The Great EU Olive Oil Gravy Train

There are aproximately 500 million olive tree‘s planted across southern Europe. The eurozone produces around 75% of the worlds olive oil. Now if you are not involved in the olive oil industry you may be thinking so what? I just know how much a medium sized bottle of olive oil costs when I go shopping in the local supermarket?

Hold that thought for a moment,as a bottle of olive oil is not a particularly cheap purchase wether its the extra vigin or just the normal olive oil. Farmgate prices at the moment are around 00.30€ cents for one kilo of olives? Thats right 00.30€ cents (29p) for one kilo of olives. Some olive oil growers say its hardly worth shaking the tree to gather up all the fallen olives, if you consider transport costs etc taking the olives to the pressing mill to be pressed into olive oil?

So I hear you say why are there 500 million olive tree’s across the whole of southern Europe. Top producers in relative order are – Spain, Greece, Italy, Portugal, Cyprus, Malta. Spain is by far the largest producer, closely followed by Greece, then Italy. So if the price of olives per kilo is so dire, and so low, how do the olive growers manage to maintain an income? Mmm well its that old long time favourite of all eurozone farmers the CAP gravy train. Olive growers recieves grants and subsidies from the fat Brussels eurozone agricultural teat, drinking in the generous payments they recieve from European tax payers?

This state eurozone intervention only distorts and artifically makes the problem much more worst than it already is. But thats what Brussels and the eurocrats do best, meddle and interfere until the problem becomes 10 times more dire than just letting the natural ups and downs of the olive oil market correct and adjust itself over the supply and demand of olive oil. Too much supply means lower prices, so in a non subsidized market some olive oil growers would either rip up there olive tree’s and grow a different produce, or leave the olive growing industry altogether. Less olive tree’s producing less olives would then raise the market price of olives. A simple case of supply and demand. But of course thats not how the European technocrats see it?

Subsidies will always produce an over supply and the result is a ever increasing glut of produce pours onto the market. This general rule applies to all commodites wether its olive oil, coffee, cotten, sugar, etc. The EU thinks it can manipulate prices by subsidizing growers, but only manages to make a bad problem much worst? Subsidizing growers to grow ever more crops that no one wants as there is already a glut that just grows ever bigger and bigger, as the price per kilo drops ever lower and lower.

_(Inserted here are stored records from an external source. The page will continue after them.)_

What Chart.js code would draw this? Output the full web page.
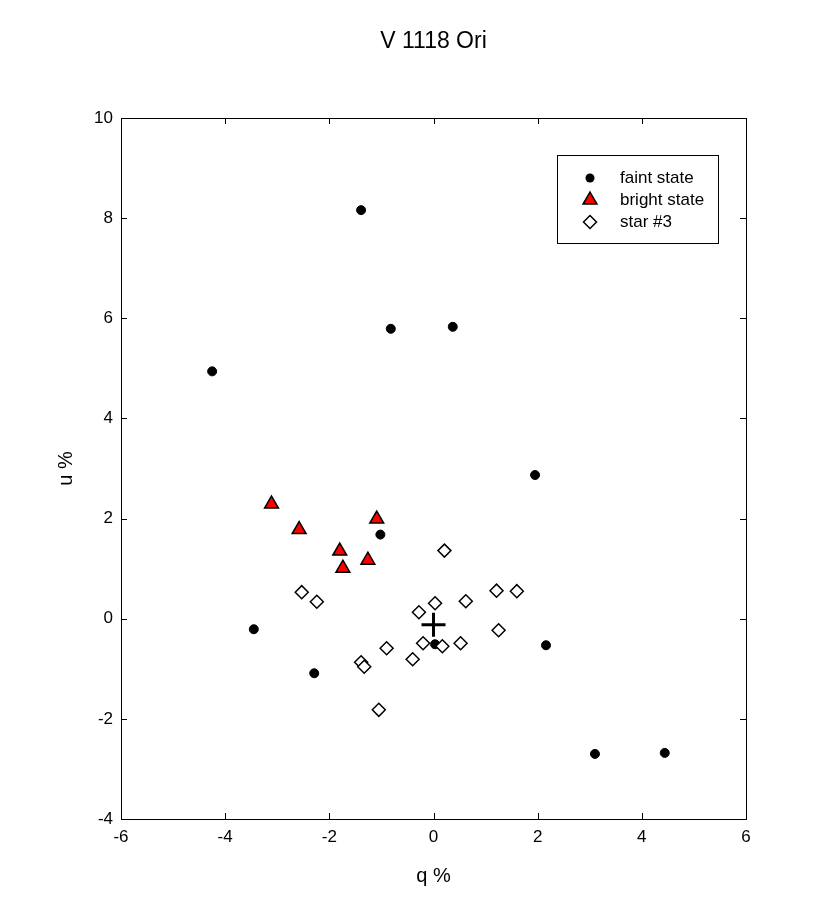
<!DOCTYPE html>
<html>
<head>
<meta charset="utf-8">
<title>V 1118 Ori</title>
<script src="https://cdn.jsdelivr.net/npm/chart.js@4"></script>
<style>
  body { margin: 0; background: #fff; }
  canvas { display: block; }
</style>
</head>
<body>
<canvas id="qu" width="830" height="906"></canvas>
<script>
// polarimetry values (q %, u %)
const faintQ = [-1.39, -0.82, 0.37, -4.25, 1.95, -1.02, -3.45, -2.29, 0.03, 2.16, 3.10, 4.44];
const faintU = [8.16, 5.79, 5.83, 4.94, 2.87, 1.68, -0.21, -1.09, -0.51, -0.53, -2.70, -2.68];

const brightQ = [-3.11, -2.58, -1.09, -1.80, -1.26, -1.74];
const brightU = [2.29, 1.78, 1.99, 1.35, 1.17, 1.01];

const starQ = [0.21, -2.53, -2.24, 0.03, -0.28, 0.62, 1.21, 1.60, 1.25, -0.20, 0.17, 0.52, -0.90, -0.40, -1.39, -1.33, -1.05];
const starU = [1.36, 0.53, 0.34, 0.31, 0.13, 0.35, 0.56, 0.55, -0.23, -0.49, -0.55, -0.49, -0.59, -0.81, -0.87, -0.96, -1.82];

const meanQ = [0.0];
const meanU = [-0.12];

const xTicks = [-6, -4, -2, 0, 2, 4, 6];
const yTicks = [-4, -2, 0, 2, 4, 6, 8, 10];

const FONT = '"Liberation Sans", Arial, Helvetica, sans-serif';

function pts(qs, us) {
    return qs.map((q, i) => ({ x: q, y: us[i] }));
}

// frame, inward ticks, title, axis titles and legend
const decor = {
    id: 'decor',
    afterDraw(chart) {
        const ctx = chart.ctx;
        const a = chart.chartArea;
        const xs = chart.scales.x, ys = chart.scales.y;
        ctx.save();
        ctx.strokeStyle = '#000';
        ctx.lineWidth = 1;
        ctx.strokeRect(a.left + 0.5, a.top + 0.5, a.right - a.left, a.bottom - a.top);

        ctx.beginPath();
        xTicks.forEach(v => {
            const px = Math.round(xs.getPixelForValue(v)) + 0.5;
            ctx.moveTo(px, a.bottom); ctx.lineTo(px, a.bottom - 6);
            ctx.moveTo(px, a.top); ctx.lineTo(px, a.top + 6);
        });
        yTicks.forEach(v => {
            const py = Math.round(ys.getPixelForValue(v)) + 0.5;
            ctx.moveTo(a.left, py); ctx.lineTo(a.left + 6, py);
            ctx.moveTo(a.right, py); ctx.lineTo(a.right - 6, py);
        });
        ctx.stroke();

        ctx.fillStyle = '#000';
        ctx.textAlign = 'center';
        ctx.textBaseline = 'middle';
        const cx = (a.left + a.right) / 2;
        ctx.font = '23px ' + FONT;
        ctx.fillText('V 1118 Ori', cx, 42);
        ctx.font = '20px ' + FONT;
        ctx.fillText('q %', cx, 876);
        ctx.save();
        ctx.translate(66, (a.top + a.bottom) / 2);
        ctx.rotate(-Math.PI / 2);
        ctx.fillText('u %', 0, 0);
        ctx.restore();

        // legend box
        ctx.lineWidth = 1;
        ctx.strokeRect(557.5, 155.5, 161, 88);
        ctx.font = '17px ' + FONT;
        ctx.textAlign = 'left';
        const symX = 590, txtX = 620;
        // faint
        ctx.beginPath();
        ctx.arc(symX, 178, 4.5, 0, Math.PI * 2);
        ctx.fill();
        ctx.fillText('faint state', txtX, 178);
        // bright
        const r = 8, ty = 200;
        ctx.beginPath();
        ctx.moveTo(symX, ty - r);
        ctx.lineTo(symX + r * Math.sqrt(3) / 2, ty + r / 2);
        ctx.lineTo(symX - r * Math.sqrt(3) / 2, ty + r / 2);
        ctx.closePath();
        ctx.fillStyle = '#ff0000';
        ctx.fill();
        ctx.lineWidth = 1.5;
        ctx.stroke();
        ctx.fillStyle = '#000';
        ctx.fillText('bright state', txtX, 200);
        // star #3
        const d = 6.5, dy = 222;
        ctx.beginPath();
        ctx.moveTo(symX, dy - d); ctx.lineTo(symX + d, dy);
        ctx.lineTo(symX, dy + d); ctx.lineTo(symX - d, dy);
        ctx.closePath();
        ctx.fillStyle = '#fff';
        ctx.fill();
        ctx.stroke();
        ctx.fillStyle = '#000';
        ctx.fillText('star #3', txtX, 222);
        ctx.restore();
    }
};

new Chart(document.getElementById('qu').getContext('2d'), {
    type: 'scatter',
    data: {
        datasets: [
            {
                label: 'star #3',
                data: pts(starQ, starU),
                pointStyle: 'rectRot',
                pointRadius: 6.5,
                backgroundColor: '#ffffff',
                borderColor: '#000000',
                borderWidth: 1.5
            },
            {
                label: 'faint state',
                data: pts(faintQ, faintU),
                pointStyle: 'circle',
                pointRadius: 4.5,
                backgroundColor: '#000000',
                borderColor: '#000000',
                borderWidth: 1
            },
            {
                label: 'bright state',
                data: pts(brightQ, brightU),
                pointStyle: 'triangle',
                pointRadius: 8,
                backgroundColor: '#ff0000',
                borderColor: '#000000',
                borderWidth: 1.5
            },
            {
                label: 'mean',
                data: pts(meanQ, meanU),
                pointStyle: 'cross',
                pointRadius: 12,
                borderColor: '#000000',
                borderWidth: 3
            }
        ]
    },
    options: {
        responsive: false,
        animation: false,
        layout: { padding: { top: 118, right: 84, left: 0, bottom: 0 } },
        plugins: {
            legend: { display: false },
            title: { display: false },
            tooltip: { enabled: false }
        },
        scales: {
            x: {
                type: 'linear',
                min: -6,
                max: 6,
                afterFit: s => { s.height = 87; },
                afterBuildTicks: s => { s.ticks = xTicks.map(v => ({ value: v })); },
                grid: { display: false, drawTicks: false },
                border: { display: false },
                ticks: { color: '#000', padding: 8, font: { family: FONT, size: 17 }, maxRotation: 0 }
            },
            y: {
                type: 'linear',
                min: -4,
                max: 10,
                afterFit: s => { s.width = 121; },
                afterBuildTicks: s => { s.ticks = yTicks.map(v => ({ value: v })); },
                grid: { display: false, drawTicks: false },
                border: { display: false },
                ticks: { color: '#000', padding: 8, font: { family: FONT, size: 17 } }
            }
        }
    },
    plugins: [decor]
});
</script>
</body>
</html>
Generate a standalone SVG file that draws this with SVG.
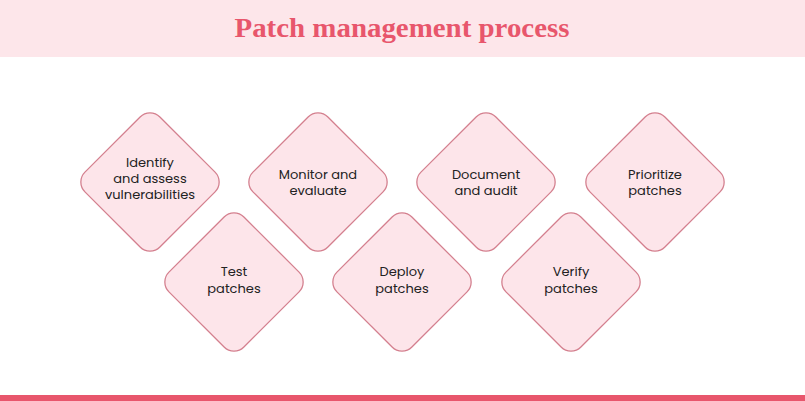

And who pays for all of this EU eurocrat interverence? Well you the reader actually, and you end up paying twice. You pay a higher price for the olive oil when you actually purchase the produce, and you pay for the growers subsidies through your personal taxation and VAT. Thats the European way of doing things, when an industry is failing, prop it up with government money, and throw money at the problem and hopefully it will all just go away?

The Spanish, Italian, Greek, and Portuguese olive growers do not want the European public to know this, why should they, as they are riding on the comfortable EU CAP Gravy Train? The Eurozone olive oil industry with the EU subsidy system is overly complex and confusing, so it comes as no surprise that reforms are resisted in the Mediterreanean EU counties every inch of the way. Mean while the world is swimming in olive oil over production, and the EU subsidy gravy train rolls on regardless?



Add yours →

  1. I have a friend who as a small ‘Monte’ olive grove in Portugal, and he informs me its not even worth shaking the olive tree’s and selling the olives. He just lets the olives fall onto the ground. Not economically viable for him to continue growing olives any more.


  2. Nice piece, I actually just did a short research on this topic too! So, in an argumentative standpoint, every country attempts to structure their common practice by means of stipulations and subsidies, mostly due to declining agricultural activities. That said, I agree with points you’ve posted, but have to emphasize that these practices are abused and overly benefiting the giant, corporate companies. In addition, it may be a bit too far fetched to make claim that CAP and the whole system behind agricultural efficiency is flawed. In other words, unless there is a true number to how much within the (~50%) budget alloted for agriculture is in fact olive oil, your claim may need further support (and adding in that the French are the top recipient with almost half of that 50%). I’m a supporter for the local, small farmers so I too am perplexed with few of EU’s supplemental techniques in “boosting” agriculture.